Yoga vs. hatha yoga

What is today commonly referred to as yoga is actually hatha yoga. It is a system of asana (physical postures) and pranayama (breath control) which, if practiced properly and regularly over time, can become a powerful tool of self-transformation.

One actually doesn’t do yoga just on his/her mat. When you are kind to your neighbor – you are doing yoga; when you are patient with your child– that’s also yoga; when you listen to a troubled friend – you are doing yoga. Yoga is a way of living and hatha yoga (‘yoga’ further in this text) simply helps us live better.


Different styles of yoga

There are many styles of yoga today: Anusara, Ashtanga, Bikram, Iyengar, Jivamukti, Kripalu, Kundalini, Viniyoga, and many others – they are all styles of hatha yoga. Postures are taught slightly differently from style to style and even the names of the postures may not be the same. Bikram yoga is taught in heated studios; Iyengar teachers pay close attention to alignment and details; Ashtanga is a rigorous vinyasa system. In order to see what style of yoga you like the best, you will have to try classes in different styles. Most of them offer a free first class.


Why you should do yoga

Yoga is one of the oldest transformational and therapeutic tools around. It is becoming increasingly common for healthcare providers to recommend practicing yoga. Yoga teachers are working with people in hospitals, physical therapy clinics, doctors’ offices and other medical settings. The great thing about yoga is that it does not work only as a natural medicine when we are sick, but also as a tool to preserve good health. Body and mind are interactive entities; the same way you can affect your body by using your mind, you can affect your mind - by using your body!

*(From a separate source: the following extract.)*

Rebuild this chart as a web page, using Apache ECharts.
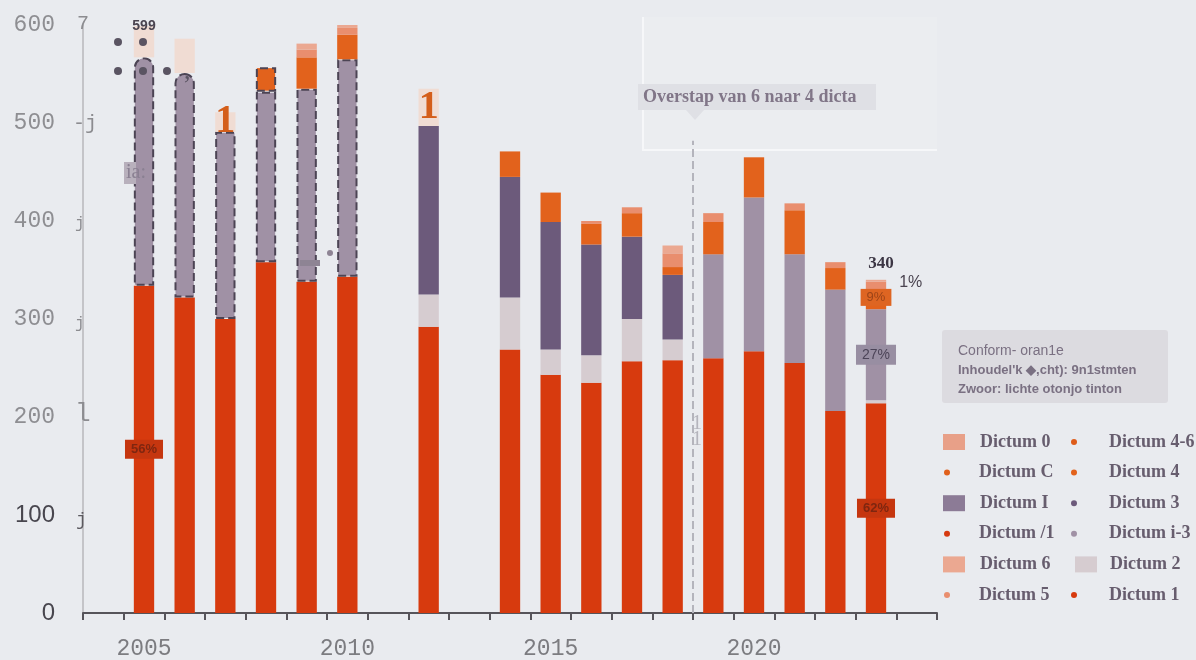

On a personal level, among other great things yoga has been doing for me, yoga helped me quit smoking.


You are never too old or too stiff for yoga.

Importance of props.

Too many times we see a yogi (male practitioner of yoga) or a yogini (female practitioner) on the cover of a magazine, all wrapped up in a pretzel. This gives us wrong picture of what yoga really is. It is definitely not about appearance. Yoga is about experience. In other words, how you feel in a posture is far more important than how your posture looks (posture vs. pose).

Today, every body can reap the benefits of yoga postures – thanks to the great master of yoga - B.K.S. Iyengar, who introduced props to yoga. A prop can be a chair, a block, a blanket, a belt, a wall, or any piece of furniture that helps modify the posture according to the practitioner’s abilities and/or level of experience. Props also enable practitioners to relax more into the posture and stay there longer, thus creating an opportunity for self-study.